Roman nodded, a flicker of pain crossing his face. “Certified, approved, and commissioned. And three thousand colonists sent there… over two hundred of whom have died since then from hive virus accumulation.” He hesitated. “If the Tampies hadn’t gotten you off when they did, it could have been all of you.”
Ferrol’s heart was starting to pound again. “I know what you’re going for,” he snarled. “What you and your pro-Tampy friends are trying to do. But it doesn’t hold together. If there was a hive virus there that the original survey team didn’t pick up on, how the hell could the Tampies have done it? They don’t have any bioanalysis equipment worth dirt—damn it all, they’d been on Prometheus less than two months when they stole the planet and threw us off.”
Roman held out his hands, palms upward. “I don’t know how they figured it out,”
he admitted. “I’m not sure anyone does, really.” He nodded toward the folder. “The follow-up committee’s best guess was that their attunement with natural patterns somehow let them deduce the viruses’ presence. Maybe something like the way Llos-tlaa knew that those creatures on Alpha weren’t going to attack the landing party, even though he couldn’t tell us why. And as for stealing the planet—” he shook his head. “They’re just as susceptible to hive viruses as we are. Prometheus has been abandoned for the past nine years… and is likely to stay that way.”
Ferrol bit hard at his lower lip, uncertainty twisting through him like a helical saw.
No, it couldn’t be. Couldn’t be. A survey team couldn’t foul up so badly as to miss something as long-term deadly as a hive virus. It had to be just another pro-Tampy lie. Even if Roman himself genuinely believed it, it still had to be a lie.
But if it wasn’t…
And in the middle of his silent turmoil the door buzzer sounded.

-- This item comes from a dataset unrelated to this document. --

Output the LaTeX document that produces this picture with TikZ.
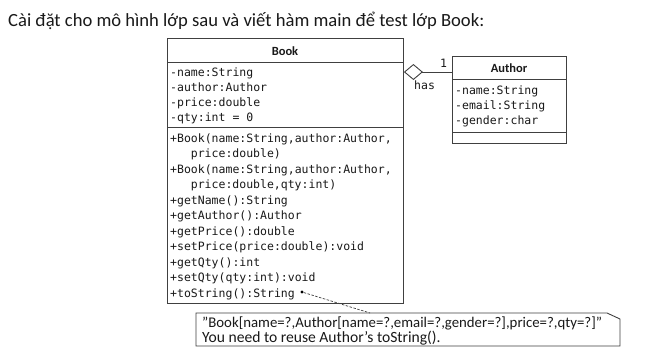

For a single heartbeat Ferrol stared at the door… and then, in a sudden blinding flash of insight, he saw at last what they’d done to him. Roman’s invitation, designed to lure him off the bridge; the forged report, designed to keep him off it—
With the hiss of its released pressure lock the panel began to slide open; and with a single convulsive motion Ferrol jerked up half out of his chair, his right hand scrabbling beneath his tunic for the hidden needle gun. For an instant the barrel caught; then, as he slammed painfully down onto the chair again it came free.
Swinging it up, banging it once on the edge of the desktop as he did so, he brought it to bear on the doorway, squeezing it tightly in a two-handed grip. The panel finished its retraction into the wall—
And standing there, framed in the opening, was Kennedy.

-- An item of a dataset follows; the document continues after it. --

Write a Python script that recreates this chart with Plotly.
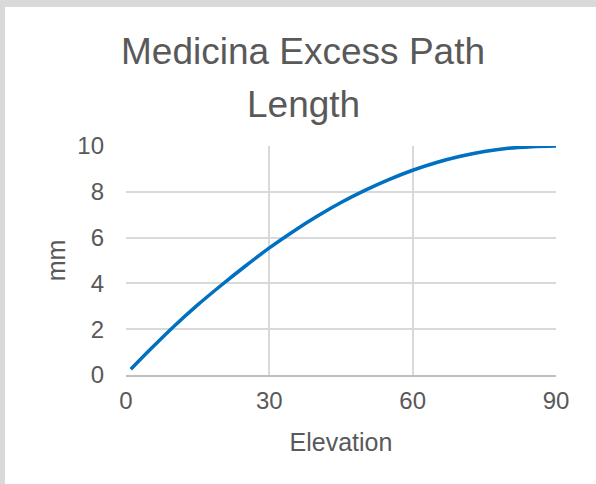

The most dangerous person aboard the Amity, the Senator had once called her; and in that first, heart-stopping second Ferrol knew he’d been right. Standing motionless in the doorway, her hands hanging loosely and apparently empty at her sides, he watched as her eyes flicked from his face to the gun and back again without losing any of their icy calm. She was calm, cold, and professional.
And she had come to kill him.
It was another moment Ferrol had tried to prepare himself for… another moment for which, he saw bitterly, the preparations had been utterly inadequate. You’ll be able to handle her, the Senator had said with that infinite assurance of his; and Ferrol had nodded and believed him.

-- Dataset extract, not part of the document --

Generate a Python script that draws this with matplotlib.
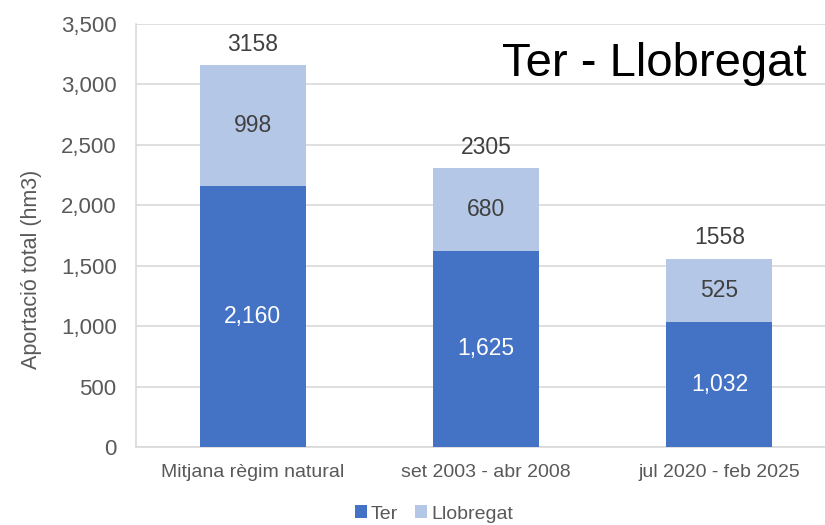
import numpy as np
import matplotlib.pyplot as plt
from matplotlib.ticker import FuncFormatter

plt.rcParams['font.family'] = ['Liberation Sans', 'DejaVu Sans']

categories = ['Mitjana règim natural', 'set 2003 - abr 2008', 'jul 2020 - feb 2025']
ter = [2160, 1625, 1032]
llobregat = [998, 680, 525]
totals = [3158, 2305, 1558]

c_ter = '#4472C4'
c_llob = '#B4C7E7'
grey = '#595959'

fig = plt.figure(figsize=(8.25, 5.25), dpi=100)
ax = fig.add_axes([136 / 825, 78 / 525, 700 / 825, 423 / 525])

x = np.arange(len(categories))
w = 0.455
ax.bar(x, ter, w, color=c_ter, label='Ter', zorder=3)
ax.bar(x, llobregat, w, bottom=ter, color=c_llob, label='Llobregat', zorder=3)

for i in range(len(categories)):
    ax.text(x[i], ter[i] / 2, f'{ter[i]:,}', ha='center', va='center',
            color='white', fontsize=16.5, zorder=4)
    ax.text(x[i], ter[i] + llobregat[i] / 2, f'{llobregat[i]}', ha='center',
            va='center', color='#404040', fontsize=16.5, zorder=4)
    ax.text(x[i], totals[i] + 175, f'{totals[i]}', ha='center', va='center',
            color='#404040', fontsize=16.5, zorder=4)

ax.set_xlim(-0.5, 2.5)
ax.set_ylim(0, 3500)
ax.set_yticks(range(0, 3501, 500))
ax.yaxis.set_major_formatter(FuncFormatter(lambda v, p: f'{int(v):,}'))
ax.grid(axis='y', color='#D9D9D9', linewidth=1.2, zorder=0)
ax.set_xticks(x)
ax.set_xticklabels(categories, fontsize=14, color=grey)
ax.tick_params(axis='y', labelsize=16, labelcolor=grey, length=0, pad=14)
ax.tick_params(axis='x', length=0, pad=12)
for s in ['top', 'right']:
    ax.spines[s].set_visible(False)
ax.spines['left'].set_color('#D9D9D9')
ax.spines['bottom'].set_color('#D9D9D9')
ax.spines['left'].set_linewidth(1.2)
ax.spines['bottom'].set_linewidth(1.2)
ax.set_ylabel('Aportació total (hm3)', fontsize=15.5, color=grey)
ax.yaxis.set_label_coords(-0.134, 0.42)

fig.text(806 / 825, 1 - 64 / 525, 'Ter - Llobregat', ha='right', va='center',
         fontsize=34, color='black')

fig.legend(loc='center', bbox_to_anchor=(434 / 825, 1 - 514 / 525), ncol=2,
           frameon=False, fontsize=14, handlelength=0.6, handleheight=0.6,
           handletextpad=0.2, columnspacing=0.9, labelcolor=grey)

fig.savefig('out.png', dpi=100)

But no one had warned him what it would be like to look into someone’s eyes as he pulled the trigger.
Roman cleared his throat. “If you’re going to shoot her down in cold blood,” he said, almost conversationally, “you really ought to get it over with. If you’re not, perhaps you should put the gun down and invite her in.
Kennedy still hadn’t moved. “You can’t stop me.”
Ferrol warned her, his voice trembling with emotion, the taste of defeat in his mouth. If she would make just some move against him, something—anything—that he could justifiably consider an attack. But she just stood there. “Even if you kill me, you still can’t get help to the Tampies in time.”